> WHAT YOU HAVE TO DO: Please transcribe the data that follows without the pictures, keeping every word the same.

•••••

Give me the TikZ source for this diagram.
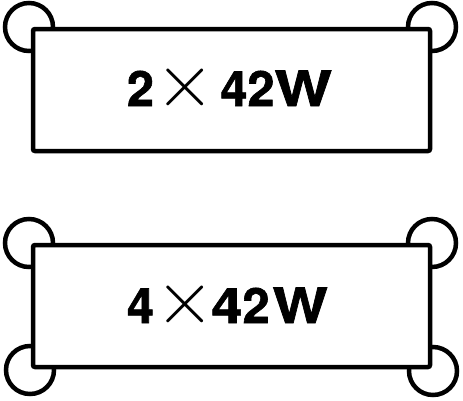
\documentclass[tikz,border=0pt]{standalone}
\usepackage{fontspec}
\setmainfont[BoldFeatures={FakeBold=1.2}]{TeX Gyre Heros}
\tikzset{
  outline/.style={line width=4.5pt, draw=black},
  lampbox/.style={outline, fill=white, rounded corners=2pt},
  lamp/.style={outline},
  lbl/.style={inner sep=0pt, anchor=base west, font=\fontsize{48.7}{50}\selectfont\bfseries}
}
\newcommand{\mult}{\scalebox{3.07}{$\times$}}
\begin{document}
\begin{tikzpicture}[x=1pt,y=-1pt]
\useasboundingbox (0,0) rectangle (463,400);
% top unit
\draw[lamp] (29,27) circle (24);
\draw[lamp] (432,27) circle (24);
\draw[lampbox] (33,29) rectangle (430,151);
\node[lbl] (t1) at (126.7,106) {2\hspace{2pt}\mult\hspace{5pt}42\scalebox{1.25}[1]{W}};
% bottom unit
\draw[lamp] (29,243) circle (24);
\draw[lamp] (432,243) circle (24);
\draw[lamp] (30,370) circle (24);
\draw[lamp] (433,371) circle (24);
\draw[lampbox] (33,245) rectangle (430,367);
\node[lbl] (t2) at (126.7,323) {4\hspace{2pt}\mult\hspace{-4pt}\scalebox{1.15}[1]{4}2\hspace{3pt}\scalebox{1.2}[1]{W}};
\end{tikzpicture}
\end{document}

•••••

> TASK SOLUTION:
Give me the TikZ source for this diagram.
\documentclass[tikz,border=0pt]{standalone}
\usepackage{fontspec}
\setmainfont[BoldFeatures={FakeBold=1.2}]{TeX Gyre Heros}
\tikzset{
  outline/.style={line width=4.5pt, draw=black},
  lampbox/.style={outline, fill=white, rounded corners=2pt},
  lamp/.style={outline},
  lbl/.style={inner sep=0pt, anchor=base west, font=\fontsize{48.7}{50}\selectfont\bfseries}
}
\newcommand{\mult}{\scalebox{3.07}{$\times$}}
\begin{document}
\begin{tikzpicture}[x=1pt,y=-1pt]
\useasboundingbox (0,0) rectangle (463,400);
% top unit
\draw[lamp] (29,27) circle (24);
\draw[lamp] (432,27) circle (24);
\draw[lampbox] (33,29) rectangle (430,151);
\node[lbl] (t1) at (126.7,106) {2\hspace{2pt}\mult\hspace{5pt}42\scalebox{1.25}[1]{W}};
% bottom unit
\draw[lamp] (29,243) circle (24);
\draw[lamp] (432,243) circle (24);
\draw[lamp] (30,370) circle (24);
\draw[lamp] (433,371) circle (24);
\draw[lampbox] (33,245) rectangle (430,367);
\node[lbl] (t2) at (126.7,323) {4\hspace{2pt}\mult\hspace{-4pt}\scalebox{1.15}[1]{4}2\hspace{3pt}\scalebox{1.2}[1]{W}};
\end{tikzpicture}
\end{document}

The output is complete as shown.